*Written task:* Reproduce the first line and every line after it, exactly, through the one containing "(0,0) rectangle (604,544);". Leave out the rest.

[Excerpt from a dataset]
──────────────────────────────
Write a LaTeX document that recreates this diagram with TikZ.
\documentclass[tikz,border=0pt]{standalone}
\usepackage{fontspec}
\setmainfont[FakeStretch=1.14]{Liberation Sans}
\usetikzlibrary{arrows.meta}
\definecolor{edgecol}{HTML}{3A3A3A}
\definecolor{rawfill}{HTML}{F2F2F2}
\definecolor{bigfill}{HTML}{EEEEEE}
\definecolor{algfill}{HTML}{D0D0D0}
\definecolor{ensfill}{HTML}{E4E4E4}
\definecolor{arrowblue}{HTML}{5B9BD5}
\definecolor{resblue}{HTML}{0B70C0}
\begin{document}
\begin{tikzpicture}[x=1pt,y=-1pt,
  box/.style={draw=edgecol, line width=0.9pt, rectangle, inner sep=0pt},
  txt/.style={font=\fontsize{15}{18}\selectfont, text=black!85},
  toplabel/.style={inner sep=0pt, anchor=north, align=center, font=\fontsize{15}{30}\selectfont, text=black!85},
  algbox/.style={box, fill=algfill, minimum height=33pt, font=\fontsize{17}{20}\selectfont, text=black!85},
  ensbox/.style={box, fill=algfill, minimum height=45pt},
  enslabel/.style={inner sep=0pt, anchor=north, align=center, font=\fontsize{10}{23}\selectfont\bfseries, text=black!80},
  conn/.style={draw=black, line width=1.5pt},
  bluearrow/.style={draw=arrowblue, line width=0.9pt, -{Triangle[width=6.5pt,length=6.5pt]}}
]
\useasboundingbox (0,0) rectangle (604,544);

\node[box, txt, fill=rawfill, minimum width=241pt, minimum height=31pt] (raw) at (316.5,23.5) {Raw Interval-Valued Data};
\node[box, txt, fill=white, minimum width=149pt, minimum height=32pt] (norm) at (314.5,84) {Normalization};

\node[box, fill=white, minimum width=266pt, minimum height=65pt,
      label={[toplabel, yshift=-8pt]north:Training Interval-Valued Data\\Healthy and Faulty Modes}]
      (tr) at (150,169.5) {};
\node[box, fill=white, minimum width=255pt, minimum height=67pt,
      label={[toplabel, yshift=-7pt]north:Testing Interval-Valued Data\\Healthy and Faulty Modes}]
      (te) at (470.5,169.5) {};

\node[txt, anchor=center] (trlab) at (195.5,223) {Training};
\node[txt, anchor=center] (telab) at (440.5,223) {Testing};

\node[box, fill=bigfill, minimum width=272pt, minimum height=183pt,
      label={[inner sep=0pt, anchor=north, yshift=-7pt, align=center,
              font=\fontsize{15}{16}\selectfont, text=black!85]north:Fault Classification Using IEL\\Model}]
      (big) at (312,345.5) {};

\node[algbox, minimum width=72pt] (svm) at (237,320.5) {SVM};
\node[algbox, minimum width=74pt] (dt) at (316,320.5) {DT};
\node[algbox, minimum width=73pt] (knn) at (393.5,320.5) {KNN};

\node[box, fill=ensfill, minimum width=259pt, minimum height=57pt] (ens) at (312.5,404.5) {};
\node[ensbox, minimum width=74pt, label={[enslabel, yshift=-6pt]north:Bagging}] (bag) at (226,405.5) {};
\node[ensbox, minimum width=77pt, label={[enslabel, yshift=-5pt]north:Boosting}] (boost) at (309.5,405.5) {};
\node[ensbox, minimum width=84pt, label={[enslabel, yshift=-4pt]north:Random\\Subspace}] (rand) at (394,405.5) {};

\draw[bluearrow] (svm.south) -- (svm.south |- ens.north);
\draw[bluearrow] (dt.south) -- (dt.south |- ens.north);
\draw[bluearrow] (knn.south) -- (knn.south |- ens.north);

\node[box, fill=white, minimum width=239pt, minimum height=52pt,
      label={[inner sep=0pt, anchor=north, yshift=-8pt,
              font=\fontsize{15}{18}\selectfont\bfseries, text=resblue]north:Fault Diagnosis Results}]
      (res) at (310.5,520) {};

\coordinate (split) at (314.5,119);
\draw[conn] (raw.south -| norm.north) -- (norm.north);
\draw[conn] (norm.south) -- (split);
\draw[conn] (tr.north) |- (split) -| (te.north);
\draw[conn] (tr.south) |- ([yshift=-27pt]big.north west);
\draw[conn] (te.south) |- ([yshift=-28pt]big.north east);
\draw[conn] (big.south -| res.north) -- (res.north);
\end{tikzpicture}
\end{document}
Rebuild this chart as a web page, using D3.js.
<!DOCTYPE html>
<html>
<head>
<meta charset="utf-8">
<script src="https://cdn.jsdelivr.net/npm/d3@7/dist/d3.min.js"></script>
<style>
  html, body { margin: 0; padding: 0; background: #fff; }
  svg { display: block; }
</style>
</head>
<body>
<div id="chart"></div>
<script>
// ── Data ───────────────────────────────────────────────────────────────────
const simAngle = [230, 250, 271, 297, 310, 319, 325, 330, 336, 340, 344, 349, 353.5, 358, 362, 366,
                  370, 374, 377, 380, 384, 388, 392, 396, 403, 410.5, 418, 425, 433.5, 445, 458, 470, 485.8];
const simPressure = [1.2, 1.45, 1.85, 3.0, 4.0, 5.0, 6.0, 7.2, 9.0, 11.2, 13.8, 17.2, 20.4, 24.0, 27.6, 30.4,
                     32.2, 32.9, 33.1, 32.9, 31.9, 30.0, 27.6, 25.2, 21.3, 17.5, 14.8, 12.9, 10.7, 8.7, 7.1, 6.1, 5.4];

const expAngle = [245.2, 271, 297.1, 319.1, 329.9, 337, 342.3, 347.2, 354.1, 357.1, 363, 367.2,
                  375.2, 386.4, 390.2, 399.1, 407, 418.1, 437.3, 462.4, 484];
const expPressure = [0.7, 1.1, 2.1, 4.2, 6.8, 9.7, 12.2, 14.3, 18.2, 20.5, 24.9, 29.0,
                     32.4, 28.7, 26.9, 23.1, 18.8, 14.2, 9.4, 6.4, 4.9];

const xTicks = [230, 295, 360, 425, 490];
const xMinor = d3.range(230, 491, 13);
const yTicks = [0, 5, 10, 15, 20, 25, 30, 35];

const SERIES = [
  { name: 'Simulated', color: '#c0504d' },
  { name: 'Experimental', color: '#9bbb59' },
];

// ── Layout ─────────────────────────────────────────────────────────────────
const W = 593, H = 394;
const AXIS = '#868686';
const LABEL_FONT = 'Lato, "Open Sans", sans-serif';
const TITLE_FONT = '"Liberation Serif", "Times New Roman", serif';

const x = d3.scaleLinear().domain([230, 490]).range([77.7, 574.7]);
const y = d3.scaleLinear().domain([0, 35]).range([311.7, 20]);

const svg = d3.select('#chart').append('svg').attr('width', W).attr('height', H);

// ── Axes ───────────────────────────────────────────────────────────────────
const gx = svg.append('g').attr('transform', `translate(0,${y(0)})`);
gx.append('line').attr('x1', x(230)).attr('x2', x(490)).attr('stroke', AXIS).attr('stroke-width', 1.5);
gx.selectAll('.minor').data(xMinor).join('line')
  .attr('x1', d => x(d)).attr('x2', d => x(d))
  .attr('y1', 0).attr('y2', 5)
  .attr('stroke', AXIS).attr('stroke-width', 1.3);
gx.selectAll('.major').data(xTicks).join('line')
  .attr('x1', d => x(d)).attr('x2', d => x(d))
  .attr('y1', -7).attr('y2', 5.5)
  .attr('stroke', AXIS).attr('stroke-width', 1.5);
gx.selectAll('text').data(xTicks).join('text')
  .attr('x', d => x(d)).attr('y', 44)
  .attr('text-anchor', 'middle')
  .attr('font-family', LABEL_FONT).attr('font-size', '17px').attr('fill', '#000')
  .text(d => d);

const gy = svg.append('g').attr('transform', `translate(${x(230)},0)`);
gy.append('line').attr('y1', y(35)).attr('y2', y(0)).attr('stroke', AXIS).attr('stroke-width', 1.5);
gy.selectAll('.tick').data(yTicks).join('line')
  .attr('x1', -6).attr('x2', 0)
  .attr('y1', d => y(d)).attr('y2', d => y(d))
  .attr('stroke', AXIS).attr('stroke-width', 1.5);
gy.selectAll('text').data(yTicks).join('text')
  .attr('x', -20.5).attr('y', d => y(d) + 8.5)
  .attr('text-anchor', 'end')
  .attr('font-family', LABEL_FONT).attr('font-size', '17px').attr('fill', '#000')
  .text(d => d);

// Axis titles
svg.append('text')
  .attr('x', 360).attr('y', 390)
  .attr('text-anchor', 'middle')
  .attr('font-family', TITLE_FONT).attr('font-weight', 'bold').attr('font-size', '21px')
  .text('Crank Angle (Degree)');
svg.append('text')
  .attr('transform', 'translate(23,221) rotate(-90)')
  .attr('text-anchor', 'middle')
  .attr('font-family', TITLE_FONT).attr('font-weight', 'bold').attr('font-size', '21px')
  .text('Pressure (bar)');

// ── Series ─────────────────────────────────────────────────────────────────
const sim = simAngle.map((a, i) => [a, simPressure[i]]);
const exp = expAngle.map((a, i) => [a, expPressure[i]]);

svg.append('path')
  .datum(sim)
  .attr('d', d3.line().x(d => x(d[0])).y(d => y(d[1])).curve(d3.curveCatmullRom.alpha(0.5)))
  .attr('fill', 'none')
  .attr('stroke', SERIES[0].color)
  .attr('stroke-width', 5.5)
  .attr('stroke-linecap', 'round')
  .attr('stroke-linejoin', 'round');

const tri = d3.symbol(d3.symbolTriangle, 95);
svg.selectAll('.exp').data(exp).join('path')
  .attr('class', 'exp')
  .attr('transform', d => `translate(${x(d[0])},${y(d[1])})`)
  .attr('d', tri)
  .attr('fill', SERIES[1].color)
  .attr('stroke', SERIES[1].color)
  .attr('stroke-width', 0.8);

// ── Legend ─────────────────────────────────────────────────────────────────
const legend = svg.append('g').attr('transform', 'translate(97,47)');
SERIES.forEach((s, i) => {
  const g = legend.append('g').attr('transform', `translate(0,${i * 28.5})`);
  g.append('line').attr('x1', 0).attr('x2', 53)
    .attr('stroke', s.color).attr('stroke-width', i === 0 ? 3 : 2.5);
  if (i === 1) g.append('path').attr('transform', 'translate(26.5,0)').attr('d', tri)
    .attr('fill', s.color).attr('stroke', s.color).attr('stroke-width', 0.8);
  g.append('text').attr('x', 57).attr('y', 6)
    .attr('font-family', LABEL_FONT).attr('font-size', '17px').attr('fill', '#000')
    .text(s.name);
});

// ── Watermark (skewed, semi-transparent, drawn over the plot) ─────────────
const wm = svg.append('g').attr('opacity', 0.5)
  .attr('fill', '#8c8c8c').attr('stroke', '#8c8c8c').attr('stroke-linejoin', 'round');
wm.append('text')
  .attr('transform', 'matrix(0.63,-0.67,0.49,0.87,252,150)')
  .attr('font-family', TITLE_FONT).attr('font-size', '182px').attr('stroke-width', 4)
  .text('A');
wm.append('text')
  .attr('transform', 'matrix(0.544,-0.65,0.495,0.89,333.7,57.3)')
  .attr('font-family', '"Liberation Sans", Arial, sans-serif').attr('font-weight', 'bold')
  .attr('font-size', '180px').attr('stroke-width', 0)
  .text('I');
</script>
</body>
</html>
──────────────────────────────
*Problem solution:*
Write a LaTeX document that recreates this diagram with TikZ.
\documentclass[tikz,border=0pt]{standalone}
\usepackage{fontspec}
\setmainfont[FakeStretch=1.14]{Liberation Sans}
\usetikzlibrary{arrows.meta}
\definecolor{edgecol}{HTML}{3A3A3A}
\definecolor{rawfill}{HTML}{F2F2F2}
\definecolor{bigfill}{HTML}{EEEEEE}
\definecolor{algfill}{HTML}{D0D0D0}
\definecolor{ensfill}{HTML}{E4E4E4}
\definecolor{arrowblue}{HTML}{5B9BD5}
\definecolor{resblue}{HTML}{0B70C0}
\begin{document}
\begin{tikzpicture}[x=1pt,y=-1pt,
  box/.style={draw=edgecol, line width=0.9pt, rectangle, inner sep=0pt},
  txt/.style={font=\fontsize{15}{18}\selectfont, text=black!85},
  toplabel/.style={inner sep=0pt, anchor=north, align=center, font=\fontsize{15}{30}\selectfont, text=black!85},
  algbox/.style={box, fill=algfill, minimum height=33pt, font=\fontsize{17}{20}\selectfont, text=black!85},
  ensbox/.style={box, fill=algfill, minimum height=45pt},
  enslabel/.style={inner sep=0pt, anchor=north, align=center, font=\fontsize{10}{23}\selectfont\bfseries, text=black!80},
  conn/.style={draw=black, line width=1.5pt},
  bluearrow/.style={draw=arrowblue, line width=0.9pt, -{Triangle[width=6.5pt,length=6.5pt]}}
]
\useasboundingbox (0,0) rectangle (604,544);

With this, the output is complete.